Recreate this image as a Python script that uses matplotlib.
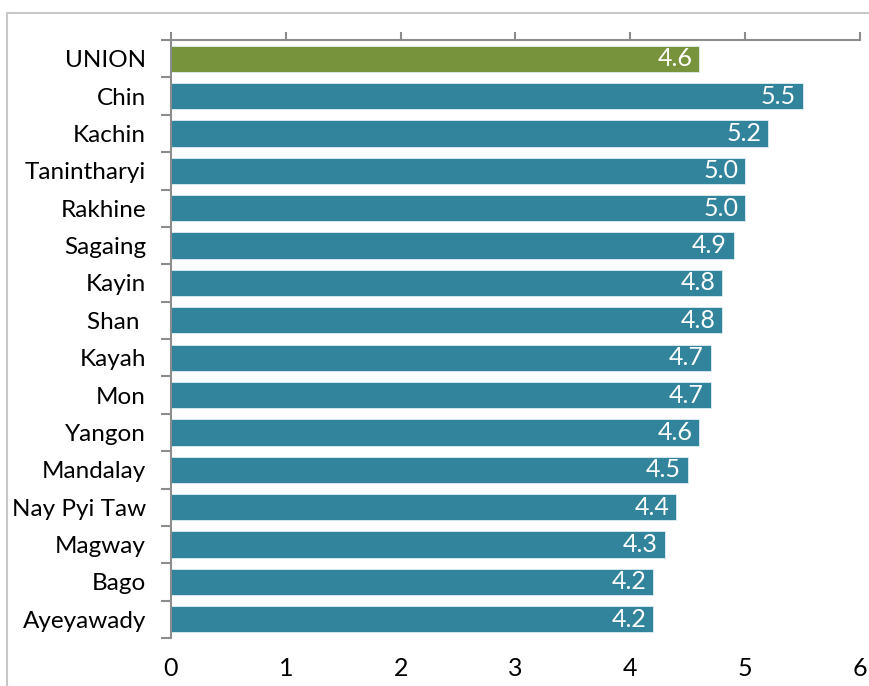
import numpy as np
import matplotlib
matplotlib.use("Agg")
from matplotlib import pyplot as plt
from matplotlib.patches import Rectangle

plt.rcParams['font.family'] = ['Lato', 'DejaVu Sans']

regions = ["UNION", "Chin", "Kachin", "Tanintharyi", "Rakhine", "Sagaing", "Kayin", "Shan ",
           "Kayah", "Mon", "Yangon", "Mandalay", "Nay Pyi Taw", "Magway", "Bago", "Ayeyawady"]
values = [4.6, 5.5, 5.2, 5.0, 5.0, 4.9, 4.8, 4.8, 4.7, 4.7, 4.6, 4.5, 4.4, 4.3, 4.2, 4.2]
xticks = [0, 1, 2, 3, 4, 5, 6]

green = "#77933C"
teal = "#31849B"
grey = "#8c8c8c"

fig = plt.figure(figsize=(8.7, 6.86), dpi=100)

# outer chart frame (cut off at right and bottom)
fig.patches.append(Rectangle((7 / 870, -0.1), 1.2, 1 - 13 / 686 + 0.1, transform=fig.transFigure,
                             fill=False, edgecolor="#c8c8c8", linewidth=1.5))

ax = fig.add_axes([171 / 870, 1 - 638 / 686, (860 - 171) / 870, (638 - 40) / 686])

y = np.arange(len(regions))
colors = [green] + [teal] * (len(regions) - 1)
ax.barh(y, values, height=0.7, color=colors, edgecolor="#dfeef2", linewidth=0.6)

for yi, v in zip(y, values):
    ax.annotate("%.1f" % v, (v, yi), xytext=(-5, 0), textcoords="offset points",
                ha="right", va="center", color="white", fontsize=18)

ax.set_xlim(0, 6)
ax.set_ylim(len(regions) - 0.5, -0.5)
ax.set_xticks(xticks)
ax.set_yticks(y)
ax.set_yticklabels(regions, fontsize=17.5)
ax.set_yticks(np.arange(-0.5, len(regions)), minor=True)

ax.tick_params(axis="x", top=True, bottom=False, labeltop=False, labelbottom=True,
               direction="out", length=6, width=1.5, color=grey, pad=8, labelsize=18)
ax.tick_params(axis="y", which="major", length=0, pad=18)
ax.tick_params(axis="y", which="minor", length=7, width=1.5, color=grey, direction="out")

for s in ["right", "bottom"]:
    ax.spines[s].set_visible(False)
for s in ["top", "left"]:
    ax.spines[s].set_color(grey)
    ax.spines[s].set_linewidth(1.5)

plt.savefig("out.png", dpi=100)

• Your objective: Exclude the images, then output the data above word for word.

• Response:
Recreate this image as a Python script that uses matplotlib.
import numpy as np
import matplotlib
matplotlib.use("Agg")
from matplotlib import pyplot as plt
from matplotlib.patches import Rectangle

plt.rcParams['font.family'] = ['Lato', 'DejaVu Sans']

regions = ["UNION", "Chin", "Kachin", "Tanintharyi", "Rakhine", "Sagaing", "Kayin", "Shan ",
           "Kayah", "Mon", "Yangon", "Mandalay", "Nay Pyi Taw", "Magway", "Bago", "Ayeyawady"]
values = [4.6, 5.5, 5.2, 5.0, 5.0, 4.9, 4.8, 4.8, 4.7, 4.7, 4.6, 4.5, 4.4, 4.3, 4.2, 4.2]
xticks = [0, 1, 2, 3, 4, 5, 6]

green = "#77933C"
teal = "#31849B"
grey = "#8c8c8c"

fig = plt.figure(figsize=(8.7, 6.86), dpi=100)

# outer chart frame (cut off at right and bottom)
fig.patches.append(Rectangle((7 / 870, -0.1), 1.2, 1 - 13 / 686 + 0.1, transform=fig.transFigure,
                             fill=False, edgecolor="#c8c8c8", linewidth=1.5))

ax = fig.add_axes([171 / 870, 1 - 638 / 686, (860 - 171) / 870, (638 - 40) / 686])

y = np.arange(len(regions))
colors = [green] + [teal] * (len(regions) - 1)
ax.barh(y, values, height=0.7, color=colors, edgecolor="#dfeef2", linewidth=0.6)

for yi, v in zip(y, values):
    ax.annotate("%.1f" % v, (v, yi), xytext=(-5, 0), textcoords="offset points",
                ha="right", va="center", color="white", fontsize=18)

ax.set_xlim(0, 6)
ax.set_ylim(len(regions) - 0.5, -0.5)
ax.set_xticks(xticks)
ax.set_yticks(y)
ax.set_yticklabels(regions, fontsize=17.5)
ax.set_yticks(np.arange(-0.5, len(regions)), minor=True)

ax.tick_params(axis="x", top=True, bottom=False, labeltop=False, labelbottom=True,
               direction="out", length=6, width=1.5, color=grey, pad=8, labelsize=18)
ax.tick_params(axis="y", which="major", length=0, pad=18)
ax.tick_params(axis="y", which="minor", length=7, width=1.5, color=grey, direction="out")

for s in ["right", "bottom"]:
    ax.spines[s].set_visible(False)
for s in ["top", "left"]:
    ax.spines[s].set_color(grey)
    ax.spines[s].set_linewidth(1.5)

plt.savefig("out.png", dpi=100)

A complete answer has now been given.